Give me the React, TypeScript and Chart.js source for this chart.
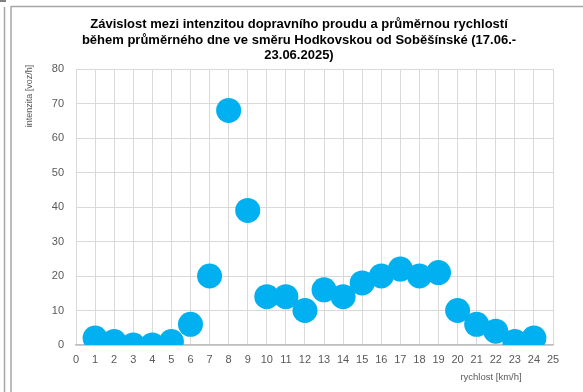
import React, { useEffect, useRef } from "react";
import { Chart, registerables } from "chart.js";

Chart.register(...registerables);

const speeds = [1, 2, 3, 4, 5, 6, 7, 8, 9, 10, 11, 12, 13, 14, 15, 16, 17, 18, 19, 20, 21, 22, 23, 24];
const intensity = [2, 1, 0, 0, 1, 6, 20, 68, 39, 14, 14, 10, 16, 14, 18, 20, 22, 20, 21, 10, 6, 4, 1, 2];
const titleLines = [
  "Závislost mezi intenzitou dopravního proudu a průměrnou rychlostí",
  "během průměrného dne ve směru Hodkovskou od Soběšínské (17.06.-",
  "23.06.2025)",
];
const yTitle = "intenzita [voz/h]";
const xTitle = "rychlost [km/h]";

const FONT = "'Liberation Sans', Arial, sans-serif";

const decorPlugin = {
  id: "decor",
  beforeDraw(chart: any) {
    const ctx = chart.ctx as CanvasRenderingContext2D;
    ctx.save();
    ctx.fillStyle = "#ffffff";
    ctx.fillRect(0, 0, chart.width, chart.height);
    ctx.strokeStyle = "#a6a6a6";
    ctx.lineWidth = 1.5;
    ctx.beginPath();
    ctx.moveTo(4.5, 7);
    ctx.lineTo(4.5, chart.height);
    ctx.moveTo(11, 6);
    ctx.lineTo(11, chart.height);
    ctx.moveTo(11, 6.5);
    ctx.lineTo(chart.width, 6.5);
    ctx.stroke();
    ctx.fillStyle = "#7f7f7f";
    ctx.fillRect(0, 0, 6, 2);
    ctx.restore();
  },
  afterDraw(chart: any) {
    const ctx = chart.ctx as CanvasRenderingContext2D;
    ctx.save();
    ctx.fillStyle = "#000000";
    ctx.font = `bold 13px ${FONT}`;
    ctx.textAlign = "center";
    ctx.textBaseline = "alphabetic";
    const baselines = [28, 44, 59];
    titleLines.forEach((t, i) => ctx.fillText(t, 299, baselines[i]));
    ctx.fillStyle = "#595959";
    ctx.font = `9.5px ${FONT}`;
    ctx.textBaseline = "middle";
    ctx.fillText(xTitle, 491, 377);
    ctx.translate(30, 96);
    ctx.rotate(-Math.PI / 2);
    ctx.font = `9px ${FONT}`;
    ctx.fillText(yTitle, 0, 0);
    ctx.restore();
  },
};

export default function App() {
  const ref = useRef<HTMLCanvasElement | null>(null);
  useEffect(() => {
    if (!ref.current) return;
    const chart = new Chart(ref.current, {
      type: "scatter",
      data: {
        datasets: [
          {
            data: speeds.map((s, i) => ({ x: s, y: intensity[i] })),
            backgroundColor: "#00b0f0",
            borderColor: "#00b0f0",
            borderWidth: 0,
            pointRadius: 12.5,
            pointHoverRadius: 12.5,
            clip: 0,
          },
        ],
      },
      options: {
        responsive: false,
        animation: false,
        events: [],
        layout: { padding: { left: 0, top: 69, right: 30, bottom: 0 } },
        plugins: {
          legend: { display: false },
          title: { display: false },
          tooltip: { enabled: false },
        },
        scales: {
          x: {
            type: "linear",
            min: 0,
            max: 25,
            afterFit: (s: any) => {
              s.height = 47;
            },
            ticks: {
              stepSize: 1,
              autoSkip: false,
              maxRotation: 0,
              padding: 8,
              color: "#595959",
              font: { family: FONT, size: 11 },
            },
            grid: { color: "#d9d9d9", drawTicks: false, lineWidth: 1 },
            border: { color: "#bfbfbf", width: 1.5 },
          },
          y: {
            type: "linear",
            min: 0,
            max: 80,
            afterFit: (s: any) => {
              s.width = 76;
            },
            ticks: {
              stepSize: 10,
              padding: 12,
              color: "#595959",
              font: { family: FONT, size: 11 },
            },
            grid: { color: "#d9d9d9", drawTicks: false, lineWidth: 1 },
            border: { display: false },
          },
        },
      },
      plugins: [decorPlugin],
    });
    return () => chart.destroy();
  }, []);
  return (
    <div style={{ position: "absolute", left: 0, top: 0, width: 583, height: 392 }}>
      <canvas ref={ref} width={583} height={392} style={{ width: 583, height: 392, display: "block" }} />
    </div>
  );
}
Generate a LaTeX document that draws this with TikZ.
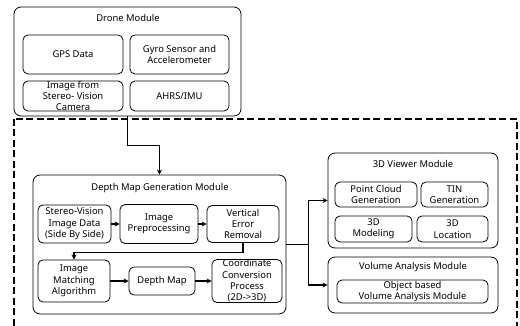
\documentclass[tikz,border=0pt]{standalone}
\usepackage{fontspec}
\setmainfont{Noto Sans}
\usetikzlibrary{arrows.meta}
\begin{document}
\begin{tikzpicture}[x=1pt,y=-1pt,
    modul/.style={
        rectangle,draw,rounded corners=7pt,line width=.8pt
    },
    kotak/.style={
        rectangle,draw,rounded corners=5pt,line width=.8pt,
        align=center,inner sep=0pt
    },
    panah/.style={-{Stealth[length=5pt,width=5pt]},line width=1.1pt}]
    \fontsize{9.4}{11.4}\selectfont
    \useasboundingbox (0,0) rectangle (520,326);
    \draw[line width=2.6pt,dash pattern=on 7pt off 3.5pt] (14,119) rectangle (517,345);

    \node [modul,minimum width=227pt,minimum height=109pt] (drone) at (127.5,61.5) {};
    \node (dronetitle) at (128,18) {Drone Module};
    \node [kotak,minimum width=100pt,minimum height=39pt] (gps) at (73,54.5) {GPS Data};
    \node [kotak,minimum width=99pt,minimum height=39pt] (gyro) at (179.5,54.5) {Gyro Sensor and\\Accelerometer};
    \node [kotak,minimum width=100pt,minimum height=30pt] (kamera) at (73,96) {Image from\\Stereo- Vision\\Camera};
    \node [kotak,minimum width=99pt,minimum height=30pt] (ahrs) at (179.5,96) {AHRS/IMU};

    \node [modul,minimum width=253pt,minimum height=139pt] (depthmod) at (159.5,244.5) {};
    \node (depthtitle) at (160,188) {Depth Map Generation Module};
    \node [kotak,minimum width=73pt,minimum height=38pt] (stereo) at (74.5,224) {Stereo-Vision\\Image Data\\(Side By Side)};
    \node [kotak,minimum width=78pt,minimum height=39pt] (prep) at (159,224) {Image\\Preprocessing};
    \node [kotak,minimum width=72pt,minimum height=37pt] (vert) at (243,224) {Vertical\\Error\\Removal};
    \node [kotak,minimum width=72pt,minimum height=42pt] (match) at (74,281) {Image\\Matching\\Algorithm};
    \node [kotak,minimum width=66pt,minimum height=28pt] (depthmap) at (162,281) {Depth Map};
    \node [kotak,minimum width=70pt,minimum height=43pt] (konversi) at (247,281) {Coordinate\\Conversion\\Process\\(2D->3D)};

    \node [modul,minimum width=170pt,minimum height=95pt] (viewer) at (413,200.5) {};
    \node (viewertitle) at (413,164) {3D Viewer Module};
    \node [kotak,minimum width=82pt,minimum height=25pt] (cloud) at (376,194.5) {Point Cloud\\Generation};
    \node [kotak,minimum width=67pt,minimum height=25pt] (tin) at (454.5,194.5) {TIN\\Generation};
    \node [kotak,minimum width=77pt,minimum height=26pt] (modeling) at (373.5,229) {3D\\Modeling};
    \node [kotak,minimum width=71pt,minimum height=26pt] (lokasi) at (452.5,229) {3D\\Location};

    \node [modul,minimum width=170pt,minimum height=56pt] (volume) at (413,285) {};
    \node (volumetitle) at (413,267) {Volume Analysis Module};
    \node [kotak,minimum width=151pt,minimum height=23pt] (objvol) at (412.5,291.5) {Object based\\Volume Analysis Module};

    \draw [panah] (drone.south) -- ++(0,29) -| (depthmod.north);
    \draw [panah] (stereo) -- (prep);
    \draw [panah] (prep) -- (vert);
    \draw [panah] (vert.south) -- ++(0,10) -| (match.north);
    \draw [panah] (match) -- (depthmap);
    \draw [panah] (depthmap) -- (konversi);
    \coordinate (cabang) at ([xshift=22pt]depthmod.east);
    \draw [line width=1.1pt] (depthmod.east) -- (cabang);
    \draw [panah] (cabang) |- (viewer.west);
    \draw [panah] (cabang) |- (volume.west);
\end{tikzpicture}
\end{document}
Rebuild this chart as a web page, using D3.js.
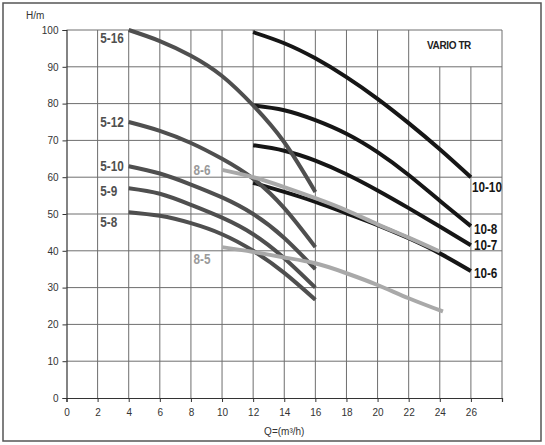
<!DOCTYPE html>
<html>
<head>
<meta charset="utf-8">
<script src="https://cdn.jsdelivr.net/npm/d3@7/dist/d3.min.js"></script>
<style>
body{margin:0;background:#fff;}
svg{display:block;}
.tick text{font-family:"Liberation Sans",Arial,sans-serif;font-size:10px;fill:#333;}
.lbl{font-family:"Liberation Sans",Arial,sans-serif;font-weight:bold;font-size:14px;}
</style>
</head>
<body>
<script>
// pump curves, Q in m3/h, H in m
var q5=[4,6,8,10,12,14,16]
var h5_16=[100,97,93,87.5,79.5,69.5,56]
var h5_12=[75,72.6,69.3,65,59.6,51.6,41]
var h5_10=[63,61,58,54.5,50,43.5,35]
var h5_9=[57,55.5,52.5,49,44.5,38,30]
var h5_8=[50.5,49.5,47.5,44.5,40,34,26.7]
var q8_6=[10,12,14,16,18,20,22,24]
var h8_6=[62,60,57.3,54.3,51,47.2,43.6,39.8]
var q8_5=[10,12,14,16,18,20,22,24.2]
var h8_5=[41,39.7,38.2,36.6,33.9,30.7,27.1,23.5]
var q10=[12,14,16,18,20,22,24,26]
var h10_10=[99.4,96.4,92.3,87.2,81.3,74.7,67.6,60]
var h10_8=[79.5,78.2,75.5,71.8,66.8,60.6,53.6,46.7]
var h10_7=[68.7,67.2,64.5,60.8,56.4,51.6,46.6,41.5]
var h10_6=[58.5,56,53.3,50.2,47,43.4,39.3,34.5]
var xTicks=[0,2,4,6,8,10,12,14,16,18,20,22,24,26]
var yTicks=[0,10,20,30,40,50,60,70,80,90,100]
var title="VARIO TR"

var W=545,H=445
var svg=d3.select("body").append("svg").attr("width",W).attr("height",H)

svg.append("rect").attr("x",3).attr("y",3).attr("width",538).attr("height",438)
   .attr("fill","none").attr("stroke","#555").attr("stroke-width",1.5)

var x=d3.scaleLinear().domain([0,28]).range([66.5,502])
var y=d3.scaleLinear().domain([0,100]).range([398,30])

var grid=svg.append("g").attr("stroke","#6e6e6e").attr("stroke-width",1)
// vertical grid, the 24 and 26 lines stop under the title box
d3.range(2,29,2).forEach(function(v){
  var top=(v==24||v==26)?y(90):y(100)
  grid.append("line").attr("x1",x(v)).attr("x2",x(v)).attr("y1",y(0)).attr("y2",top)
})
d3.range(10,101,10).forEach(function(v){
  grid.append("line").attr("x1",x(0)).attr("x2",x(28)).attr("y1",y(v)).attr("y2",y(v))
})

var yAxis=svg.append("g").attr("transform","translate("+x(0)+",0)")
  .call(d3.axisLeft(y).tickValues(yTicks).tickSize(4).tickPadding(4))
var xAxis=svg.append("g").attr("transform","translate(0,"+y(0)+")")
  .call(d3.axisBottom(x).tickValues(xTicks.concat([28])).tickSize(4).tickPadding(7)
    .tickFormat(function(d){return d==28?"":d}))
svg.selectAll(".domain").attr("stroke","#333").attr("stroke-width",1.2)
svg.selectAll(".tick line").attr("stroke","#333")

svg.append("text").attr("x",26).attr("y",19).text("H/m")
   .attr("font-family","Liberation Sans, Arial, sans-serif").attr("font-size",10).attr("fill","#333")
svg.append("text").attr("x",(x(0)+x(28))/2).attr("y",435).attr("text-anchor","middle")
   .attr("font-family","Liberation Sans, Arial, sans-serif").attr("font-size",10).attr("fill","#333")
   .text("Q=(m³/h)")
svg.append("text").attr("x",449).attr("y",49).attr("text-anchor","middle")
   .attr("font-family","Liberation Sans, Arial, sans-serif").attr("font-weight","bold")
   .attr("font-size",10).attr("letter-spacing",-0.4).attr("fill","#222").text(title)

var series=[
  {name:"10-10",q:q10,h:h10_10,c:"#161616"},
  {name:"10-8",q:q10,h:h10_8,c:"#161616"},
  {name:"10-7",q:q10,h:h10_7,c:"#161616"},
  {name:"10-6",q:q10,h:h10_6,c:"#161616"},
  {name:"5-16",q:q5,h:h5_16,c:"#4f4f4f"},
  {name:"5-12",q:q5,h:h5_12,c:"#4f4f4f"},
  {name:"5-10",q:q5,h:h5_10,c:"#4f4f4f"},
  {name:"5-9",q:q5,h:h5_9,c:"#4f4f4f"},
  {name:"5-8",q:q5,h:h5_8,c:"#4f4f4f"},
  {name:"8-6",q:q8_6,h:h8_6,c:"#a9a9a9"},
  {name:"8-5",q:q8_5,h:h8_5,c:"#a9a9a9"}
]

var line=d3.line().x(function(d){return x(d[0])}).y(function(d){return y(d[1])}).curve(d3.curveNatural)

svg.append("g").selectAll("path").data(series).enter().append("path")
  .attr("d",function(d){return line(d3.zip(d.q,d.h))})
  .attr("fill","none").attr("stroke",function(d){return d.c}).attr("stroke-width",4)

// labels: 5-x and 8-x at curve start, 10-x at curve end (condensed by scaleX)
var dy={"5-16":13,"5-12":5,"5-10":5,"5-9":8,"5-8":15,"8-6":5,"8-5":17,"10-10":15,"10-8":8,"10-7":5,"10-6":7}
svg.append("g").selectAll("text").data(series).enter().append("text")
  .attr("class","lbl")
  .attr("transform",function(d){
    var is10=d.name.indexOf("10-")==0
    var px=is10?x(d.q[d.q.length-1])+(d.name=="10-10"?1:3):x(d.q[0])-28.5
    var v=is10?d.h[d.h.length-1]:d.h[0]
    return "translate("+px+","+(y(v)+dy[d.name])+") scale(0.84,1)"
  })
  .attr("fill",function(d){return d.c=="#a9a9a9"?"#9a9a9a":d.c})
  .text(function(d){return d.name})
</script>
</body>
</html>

________________________________________

### What is expected
Above are the entries; count how many of their lines contain the word "React" and give only that number.

### In response
2